By: Foday Manneh
The Oil Marketing Companies (OMCs) in The Gambia have announced that they will cease operation on Monday, 17th October 2022, due to debts confronting their businesses. They blamed the government for their current predicaments.
“The government is recouping D17.99 per liter, compared to the OMCs 0.78 bututs per liter. How does this make sense?” They asked in a dispatch.
“The bottom line is, we are on the brink of closing our businesses with millions of dollars in debt, and therefore, we wish to inform the public that we have no other choice than to cease operations, a statement from OMC said.
In early September, The Gambia Transport Union and Pumping Stations across the country had a similar sit-down strike, citing the hike in fuel price.
These protests sparked outcries from the public, who said their daily activities were interrupted by the actions of the transport union and dealers in fuel.

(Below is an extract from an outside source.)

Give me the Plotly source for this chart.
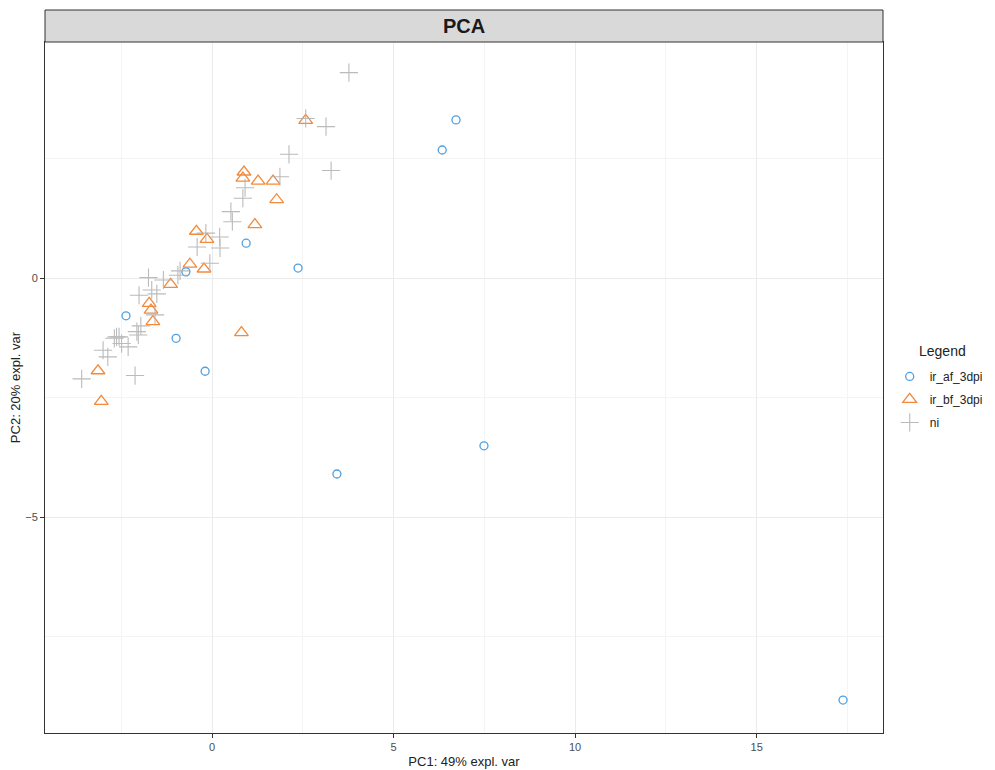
import plotly.graph_objects as go

# ---- data ----
af_x = [-2.37, -0.99, -0.72, -0.19, 0.94, 2.37, 6.34, 6.72, 7.49, 3.44, 17.38]
af_y = [-0.79, -1.26, 0.13, -1.95, 0.73, 0.21, 2.68, 3.31, -3.51, -4.10, -8.83]

bf_x = [2.58, 0.88, 0.85, 1.27, 1.68, 1.78, 1.18, -0.43, -0.14, -0.61, -0.22,
        -1.14, -1.73, -1.68, -1.63, 0.81, -3.14, -3.05]
bf_y = [3.30, 2.22, 2.09, 2.03, 2.03, 1.64, 1.12, 0.98, 0.81, 0.29, 0.19,
        -0.13, -0.53, -0.67, -0.91, -1.14, -1.94, -2.58]

ni_x = [3.77, 2.58, 3.14, 2.12, 3.28, 1.87, 0.91, 0.85, 0.52, 0.56, -0.17, 0.21,
        -0.41, 0.22, -0.06, -0.88, -0.94, -1.75, -1.34, -1.66, -2.01, -1.52,
        -1.57, -1.96, -2.03, -2.63, -2.56, -2.69, -2.31, -3.00, -2.87, -2.12,
        -3.59, -2.49, -2.07]
ni_y = [4.30, 3.34, 3.17, 2.59, 2.25, 2.12, 1.89, 1.67, 1.39, 1.18, 0.94, 0.86,
        0.65, 0.63, 0.31, 0.15, 0.06, 0.01, -0.04, -0.25, -0.36, -0.33,
        -0.77, -1.00, -1.19, -1.23, -1.23, -1.26, -1.44, -1.51, -1.65, -2.04,
        -2.11, -1.37, -1.12]

groups = ["ir_af_3dpi", "ir_bf_3dpi", "ni"]
x_ticks = [0, 5, 10, 15]
y_ticks = [-5, 0]

colors = {"ir_af_3dpi": "#4F9FE0", "ir_bf_3dpi": "#F28A3C", "ni": "#B4B4B4"}

fig = go.Figure()
fig.add_trace(go.Scatter(x=af_x, y=af_y, mode="markers", name=groups[0], legendgroup="a",
                         marker=dict(symbol="circle-open", size=8,
                                     color=colors[groups[0]], line=dict(width=1.3))))
fig.add_trace(go.Scatter(x=bf_x, y=bf_y, mode="markers", name=groups[1], legendgroup="b",
                         marker=dict(symbol="triangle-up-open", size=12,
                                     color=colors[groups[1]], line=dict(width=1.3))))
fig.add_trace(go.Scatter(x=ni_x, y=ni_y, mode="markers", name=groups[2], legendgroup="c",
                         marker=dict(symbol="cross-thin-open", size=13,
                                     color=colors[groups[2]], line=dict(width=1.1)),
                         opacity=0.9))

axis_common = dict(
    showgrid=True, gridcolor="#EBEBEB", gridwidth=1,
    zeroline=False, showline=True, linecolor="#333333", linewidth=1, mirror=True,
    ticks="outside", ticklen=4, tickcolor="#333333", tickwidth=1,
    tickfont=dict(family="Liberation Sans, Arial", size=11, color="#4D4D4D"),
    minor=dict(dtick=2.5, showgrid=True, gridcolor="#F4F4F4", gridwidth=1, ticks=""),
    automargin=False,
)

fig.update_xaxes(range=[-4.6, 18.48], tickvals=x_ticks, dtick=5, tick0=0,
                 title=dict(text="PC1: 49% expl. var", standoff=4,
                            font=dict(family="Liberation Sans, Arial", size=13, color="#222")),
                 **axis_common)
fig.update_yaxes(range=[-9.52, 4.94], tickvals=y_ticks, dtick=5, tick0=0,
                 title=dict(text="PC2: 20% expl. var", standoff=6,
                            font=dict(family="Liberation Sans, Arial", size=13, color="#222")),
                 **axis_common)

# facet strip
strip_h = 32 / 691
fig.add_shape(type="rect", xref="paper", yref="paper", x0=0, x1=1, y0=1, y1=1 + strip_h,
              fillcolor="#D9D9D9", line=dict(color="#333333", width=1), layer="above")
fig.add_annotation(text="<b>PCA</b>", xref="paper", yref="paper", x=0.5, y=1 + strip_h / 2,
                   showarrow=False, font=dict(family="Liberation Sans, Arial", size=20, color="#1A1A1A"),
                   xanchor="center", yanchor="middle")

# legend title (placed separately so the legend entries fit the page width)
fig.add_annotation(text="Legend", xref="paper", yref="paper", x=1.041, y=0.553,
                   showarrow=False, xanchor="left", yanchor="middle",
                   font=dict(family="Liberation Sans, Arial", size=14, color="#222"))

# the page body adds an 8px offset, so the figure is sized/margined to compensate
fig.update_layout(
    width=987, height=762,
    margin=dict(l=37, r=112, t=34, b=37, autoexpand=False),
    plot_bgcolor="white", paper_bgcolor="white",
    legend=dict(x=1.008, y=0.537, xanchor="left", yanchor="top",
                font=dict(family="Liberation Sans, Arial", size=12, color="#222"),
                itemsizing="trace", tracegroupgap=4, itemwidth=30),
    font=dict(family="Liberation Sans, Arial"),
)

fig.write_html("out.html")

“We, the OMCs, have a sense of responsibility as suppliers of petroleum products, employers, taxpayers, and as business entities to inform all and sundry of a crisis that the country is now facing concerning the availability of fuel.” The release added.

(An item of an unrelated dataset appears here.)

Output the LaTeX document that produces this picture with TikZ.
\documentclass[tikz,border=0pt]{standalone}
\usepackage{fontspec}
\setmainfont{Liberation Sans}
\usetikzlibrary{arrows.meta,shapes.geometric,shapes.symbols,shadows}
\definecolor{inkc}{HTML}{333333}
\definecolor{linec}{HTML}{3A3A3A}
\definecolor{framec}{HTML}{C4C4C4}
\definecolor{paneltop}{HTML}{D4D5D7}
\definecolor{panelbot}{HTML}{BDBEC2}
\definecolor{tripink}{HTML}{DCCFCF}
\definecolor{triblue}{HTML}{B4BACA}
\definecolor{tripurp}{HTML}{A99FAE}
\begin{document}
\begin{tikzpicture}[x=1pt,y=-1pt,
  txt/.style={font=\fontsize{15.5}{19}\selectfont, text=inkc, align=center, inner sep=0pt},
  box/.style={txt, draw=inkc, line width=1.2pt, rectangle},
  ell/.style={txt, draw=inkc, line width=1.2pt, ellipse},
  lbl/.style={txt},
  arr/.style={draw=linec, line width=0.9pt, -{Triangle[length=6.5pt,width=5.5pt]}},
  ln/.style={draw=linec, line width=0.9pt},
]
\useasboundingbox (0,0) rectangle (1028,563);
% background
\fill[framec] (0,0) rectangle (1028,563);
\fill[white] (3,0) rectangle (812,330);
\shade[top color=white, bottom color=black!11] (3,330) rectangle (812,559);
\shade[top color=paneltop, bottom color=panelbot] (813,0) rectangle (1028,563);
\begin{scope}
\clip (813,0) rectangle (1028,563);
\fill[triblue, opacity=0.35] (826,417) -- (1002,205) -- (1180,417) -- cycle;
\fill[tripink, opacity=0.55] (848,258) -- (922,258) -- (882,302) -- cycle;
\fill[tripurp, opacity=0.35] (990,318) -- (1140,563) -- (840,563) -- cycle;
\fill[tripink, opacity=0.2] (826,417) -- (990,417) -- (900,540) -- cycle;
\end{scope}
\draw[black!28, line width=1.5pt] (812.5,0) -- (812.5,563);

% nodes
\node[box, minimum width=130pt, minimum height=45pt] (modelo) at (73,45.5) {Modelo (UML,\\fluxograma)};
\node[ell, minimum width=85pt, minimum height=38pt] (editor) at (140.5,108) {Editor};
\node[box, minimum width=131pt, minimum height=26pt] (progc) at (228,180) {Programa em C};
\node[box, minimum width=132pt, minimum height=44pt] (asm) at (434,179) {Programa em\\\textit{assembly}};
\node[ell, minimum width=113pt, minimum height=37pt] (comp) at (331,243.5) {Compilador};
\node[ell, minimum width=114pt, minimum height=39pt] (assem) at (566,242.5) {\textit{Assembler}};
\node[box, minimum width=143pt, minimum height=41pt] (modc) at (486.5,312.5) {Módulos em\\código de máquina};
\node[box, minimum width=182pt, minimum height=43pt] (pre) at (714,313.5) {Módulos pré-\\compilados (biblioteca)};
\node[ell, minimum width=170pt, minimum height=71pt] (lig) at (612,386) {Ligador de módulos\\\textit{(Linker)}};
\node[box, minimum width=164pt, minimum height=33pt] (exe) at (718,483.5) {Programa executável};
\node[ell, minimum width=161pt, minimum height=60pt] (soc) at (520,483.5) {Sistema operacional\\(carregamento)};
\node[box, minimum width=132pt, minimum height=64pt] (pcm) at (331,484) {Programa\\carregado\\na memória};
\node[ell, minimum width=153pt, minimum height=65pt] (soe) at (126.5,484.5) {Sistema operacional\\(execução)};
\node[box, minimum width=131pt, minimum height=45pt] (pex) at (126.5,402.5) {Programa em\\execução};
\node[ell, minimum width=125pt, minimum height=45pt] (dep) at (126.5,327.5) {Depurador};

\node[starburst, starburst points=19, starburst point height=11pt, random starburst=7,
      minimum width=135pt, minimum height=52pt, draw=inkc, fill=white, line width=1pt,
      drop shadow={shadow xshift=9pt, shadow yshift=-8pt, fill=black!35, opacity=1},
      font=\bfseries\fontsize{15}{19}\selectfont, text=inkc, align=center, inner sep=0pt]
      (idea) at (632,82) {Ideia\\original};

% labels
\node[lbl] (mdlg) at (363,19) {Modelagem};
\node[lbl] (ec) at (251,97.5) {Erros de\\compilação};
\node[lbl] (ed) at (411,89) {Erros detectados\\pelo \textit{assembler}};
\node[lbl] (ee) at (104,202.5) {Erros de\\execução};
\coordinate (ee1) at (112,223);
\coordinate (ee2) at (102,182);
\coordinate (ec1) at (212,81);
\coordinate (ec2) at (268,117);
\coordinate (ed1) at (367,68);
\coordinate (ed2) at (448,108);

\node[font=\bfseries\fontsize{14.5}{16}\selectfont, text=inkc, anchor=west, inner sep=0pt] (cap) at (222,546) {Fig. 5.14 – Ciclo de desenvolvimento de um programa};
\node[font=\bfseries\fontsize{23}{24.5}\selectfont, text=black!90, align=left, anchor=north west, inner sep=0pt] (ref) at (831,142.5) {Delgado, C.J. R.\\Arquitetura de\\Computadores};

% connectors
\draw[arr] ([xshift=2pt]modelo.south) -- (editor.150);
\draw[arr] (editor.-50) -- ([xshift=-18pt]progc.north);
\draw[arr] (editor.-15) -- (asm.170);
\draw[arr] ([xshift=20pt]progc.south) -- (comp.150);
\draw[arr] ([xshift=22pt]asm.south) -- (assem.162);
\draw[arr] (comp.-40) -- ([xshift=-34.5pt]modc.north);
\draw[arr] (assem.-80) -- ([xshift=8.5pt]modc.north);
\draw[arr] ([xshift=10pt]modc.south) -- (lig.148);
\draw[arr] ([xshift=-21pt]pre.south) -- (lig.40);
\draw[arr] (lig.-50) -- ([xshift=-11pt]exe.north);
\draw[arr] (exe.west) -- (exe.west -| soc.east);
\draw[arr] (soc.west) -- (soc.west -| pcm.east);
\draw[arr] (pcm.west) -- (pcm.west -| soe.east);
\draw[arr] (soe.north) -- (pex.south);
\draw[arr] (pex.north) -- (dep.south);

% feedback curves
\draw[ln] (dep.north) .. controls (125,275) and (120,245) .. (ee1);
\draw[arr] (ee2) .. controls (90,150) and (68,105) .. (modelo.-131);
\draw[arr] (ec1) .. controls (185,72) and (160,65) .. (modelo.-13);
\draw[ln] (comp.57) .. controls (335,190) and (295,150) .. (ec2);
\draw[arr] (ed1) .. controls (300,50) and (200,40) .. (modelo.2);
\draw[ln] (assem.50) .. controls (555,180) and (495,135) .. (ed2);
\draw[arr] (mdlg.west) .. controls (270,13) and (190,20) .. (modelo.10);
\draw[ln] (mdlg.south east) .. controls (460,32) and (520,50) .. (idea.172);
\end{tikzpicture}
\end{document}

The release further outlined why they have been forced to shut down their operations; amongst them is the government’s fuel price structuring, insufficient quantities of US Dollars to pay suppliers for fuel, and inability to receive credits from banks for fuel supply.
“In addition, these pricing structures have been such that government only cares about recouping as much revenue as possible from the amount it claims to have subsidized in recent months. Their efforts are risking the continuity of businesses in the sector,” the Oil Marketing Companies
added.
The OMCs explains that the margin for the importer of Gasoil is D2.60 per liter and for marketing companies is D5.05 per liter which shows a total margin of D7.65 per liter.

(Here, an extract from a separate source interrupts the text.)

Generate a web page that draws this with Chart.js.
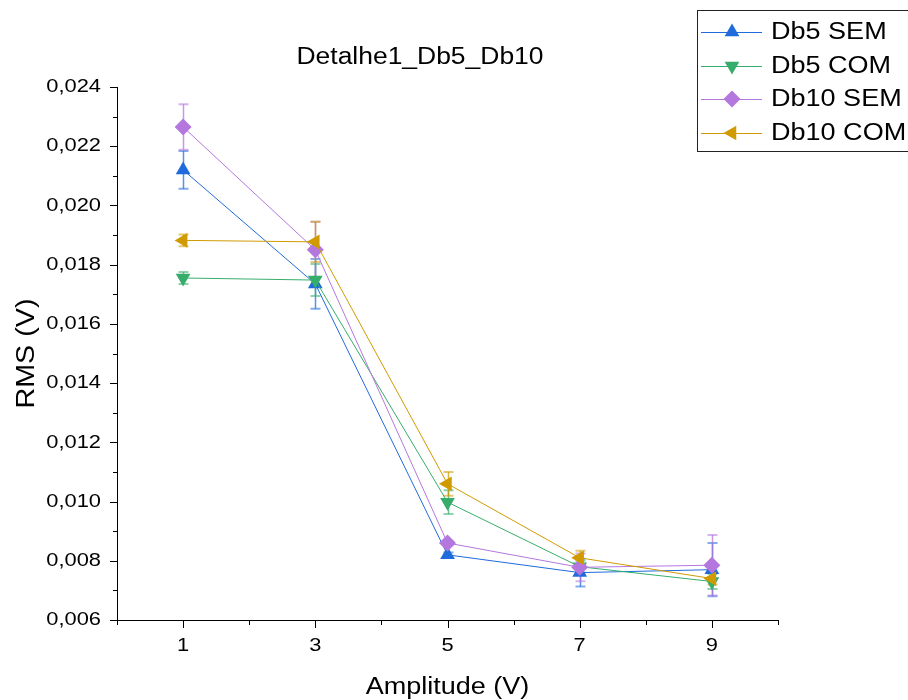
<!DOCTYPE html>
<html>
<head>
<meta charset="utf-8">
<script src="https://cdn.jsdelivr.net/npm/chart.js@4"></script>
<style>
  html, body { margin: 0; padding: 0; background: #fff; }
</style>
</head>
<body>
<canvas id="c" width="908" height="700"></canvas>
<script>
// Amplitude steps (V)
const amplitudes = [1, 3, 5, 7, 9];

// RMS (V) per series, with the half-height of each error bar
const db5Sem      = [0.02120, 0.01735, 0.00820, 0.00760, 0.00770];
const db5SemErr   = [0.00064, 0.00084, 0.00008, 0.00047, 0.00090];
const db5Com      = [0.01755, 0.01748, 0.00998, 0.00780, 0.00730];
const db5ComErr   = [0.00020, 0.00054, 0.00040, 0.00020, 0.00025];
const db10Sem     = [0.02265, 0.01850, 0.00860, 0.00778, 0.00785];
const db10SemErr  = [0.00077, 0.00095, 0.00008, 0.00047, 0.00102];
const db10Com     = [0.01882, 0.01877, 0.01060, 0.00810, 0.00740];
const db10ComErr  = [0.00020, 0.00068, 0.00040, 0.00024, 0.00020];

const seriesNames = ['Db5 SEM', 'Db5 COM', 'Db10 SEM', 'Db10 COM'];

// Axis tick labels
const xTickValues = [1, 3, 5, 7, 9];
const xTickLabels = ['1', '3', '5', '7', '9'];
const yTickValues = [0.006, 0.008, 0.010, 0.012, 0.014, 0.016, 0.018, 0.020, 0.022, 0.024];
const yTickLabels = ['0,006', '0,008', '0,010', '0,012', '0,014', '0,016', '0,018', '0,020', '0,022', '0,024'];

const chartTitle = 'Detalhe1_Db5_Db10';
const xTitle = 'Amplitude (V)';
const yTitle = 'RMS (V)';

const FONT = '"Liberation Sans", Arial, sans-serif';
const SX = 1.15; // horizontal text stretch

function stretchText(ctx, text, x, y, size, align, rot) {
  ctx.save();
  ctx.translate(x, y);
  if (rot) ctx.rotate(rot);
  ctx.scale(SX, 1);
  ctx.font = size + 'px ' + FONT;
  ctx.fillStyle = '#000';
  ctx.textAlign = align || 'center';
  ctx.textBaseline = 'middle';
  ctx.fillText(text, 0, 0);
  ctx.restore();
}

function hexA(hex, a) {
  const n = parseInt(hex.slice(1), 16);
  return `rgba(${(n >> 16) & 255},${(n >> 8) & 255},${n & 255},${a})`;
}

function makeSeries(label, values, errors, color, style, rotation, order) {
  return {
    label,
    data: amplitudes.map((x, i) => ({ x, y: values[i] })),
    errors,
    borderColor: color,
    backgroundColor: color,
    borderWidth: 1,
    pointStyle: style,
    rotation,
    pointRadius: 8.5,
    pointHoverRadius: 8.5,
    pointBorderWidth: 0,
    pointBackgroundColor: color,
    showLine: true,
    tension: 0,
    order
  };
}

const datasets = [
  makeSeries(seriesNames[0], db5Sem,  db5SemErr,  '#1F6BDB', 'triangle', 0,   4),
  makeSeries(seriesNames[1], db5Com,  db5ComErr,  '#37AD6B', 'triangle', 180, 3),
  makeSeries(seriesNames[2], db10Sem, db10SemErr, '#B377DE', 'rectRot',  0,   2),
  makeSeries(seriesNames[3], db10Com, db10ComErr, '#D09B00', 'triangle', 270, 1)
];

// Vertical error bars with caps, drawn under the markers
const errorBars = {
  id: 'errorBars',
  beforeDatasetsDraw(chart) {
    const { ctx } = chart;
    const ys = chart.scales.y;
    chart.data.datasets.forEach((ds, i) => {
      const meta = chart.getDatasetMeta(i);
      ds.errors.forEach((e, j) => {
        const pt = meta.data[j];
        const v = ds.data[j].y;
        const top = ys.getPixelForValue(v + e);
        const bot = ys.getPixelForValue(v - e);
        const px = Math.round(pt.x) + 0.5;
        ctx.save();
        ctx.strokeStyle = hexA(ds.borderColor, 0.75);
        ctx.lineWidth = 1.5;
        ctx.beginPath();
        ctx.moveTo(px, top); ctx.lineTo(px, bot);
        ctx.stroke();
        ctx.strokeStyle = hexA(ds.borderColor, 0.55);
        ctx.lineWidth = 2;
        ctx.beginPath();
        ctx.moveTo(px - 5, top); ctx.lineTo(px + 5, top);
        ctx.moveTo(px - 5, bot); ctx.lineTo(px + 5, bot);
        ctx.stroke();
        ctx.restore();
      });
    });
  }
};

// Tick marks, tick labels, titles and legend
const decor = {
  id: 'decor',
  afterDraw(chart) {
    const { ctx, chartArea: a } = chart;
    const xs = chart.scales.x, ys = chart.scales.y;
    ctx.save();
    ctx.strokeStyle = '#000';
    ctx.lineWidth = 1;
    ctx.beginPath();
    xs.ticks.forEach(t => {
      const px = Math.round(xs.getPixelForValue(t.value)) + 0.5;
      const major = xTickValues.includes(Math.round(t.value));
      ctx.moveTo(px, a.bottom);
      ctx.lineTo(px, a.bottom + (major ? 8 : 5));
    });
    ys.ticks.forEach(t => {
      const py = Math.round(ys.getPixelForValue(t.value)) + 0.5;
      const major = Math.round(t.value * 1000) % 2 === 0;
      ctx.moveTo(a.left, py);
      ctx.lineTo(a.left - (major ? 7 : 4), py);
    });
    ctx.stroke();
    ctx.restore();

    xTickValues.forEach((v, i) => {
      stretchText(ctx, xTickLabels[i], xs.getPixelForValue(v), a.bottom + 26, 19, 'center');
    });
    yTickValues.forEach((v, i) => {
      stretchText(ctx, yTickLabels[i], a.left - 16, ys.getPixelForValue(v), 19, 'right');
    });

    stretchText(ctx, chartTitle, 420, 58, 23, 'center');
    stretchText(ctx, xTitle, (a.left + a.right) / 2, 688, 23.5, 'center');
    stretchText(ctx, yTitle, 27, (a.top + a.bottom) / 2, 25, 'center', -Math.PI / 2);

    // legend
    ctx.save();
    ctx.strokeStyle = '#222';
    ctx.lineWidth = 1;
    ctx.strokeRect(697.5, 10.5, 260, 141);
    const rows = [32, 66, 99, 133];
    chart.data.datasets.forEach((ds, i) => {
      const y = rows[i];
      ctx.strokeStyle = ds.borderColor;
      ctx.lineWidth = 1;
      ctx.beginPath();
      ctx.moveTo(701, y + 0.5); ctx.lineTo(762, y + 0.5);
      ctx.stroke();
      ctx.fillStyle = ds.borderColor;
      Chart.helpers.drawPoint(ctx, {
        pointStyle: ds.pointStyle, rotation: ds.rotation, radius: 8.5, borderWidth: 0
      }, 732, y);
      stretchText(ctx, ds.label, 771, y + 1, 23.5, 'left');
    });
    ctx.restore();
  }
};

new Chart(document.getElementById('c'), {
  type: 'line',
  data: { datasets },
  plugins: [errorBars, decor],
  options: {
    responsive: false,
    animation: false,
    events: [],
    layout: { padding: { top: 87, right: 130, left: 0, bottom: 0 } },
    plugins: { legend: { display: false }, title: { display: false }, tooltip: { enabled: false } },
    scales: {
      x: {
        type: 'linear', min: 0, max: 10,
        ticks: { display: false, stepSize: 1 },
        grid: { display: false },
        border: { display: true, color: '#000', width: 1 },
        afterFit(s) { s.height = 80; }
      },
      y: {
        type: 'linear', min: 0.006, max: 0.024,
        ticks: { display: false, stepSize: 0.001 },
        grid: { display: false },
        border: { display: true, color: '#000', width: 1 },
        afterFit(s) { s.width = 117; }
      }
    },
    elements: { line: { fill: false } }
  }
});
</script>
</body>
</html>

“On the costs, the government price structure exchange rate is D55.74, while the market rate is D62 with a difference of D-6.26 per liter,” They noted.
The companies also said the difference between the government’s price structure letter of credit rate at one point five percent (1.5%) and the real letter of credit at two point five percent (2.5%) is D-0.61 per liter with a total margin of D0.78 bututs per liter.
This, however, does not account for additional costs, such as transportation costs for fuel distributions, maintenance of standards imposed by the regulator, and bank charges.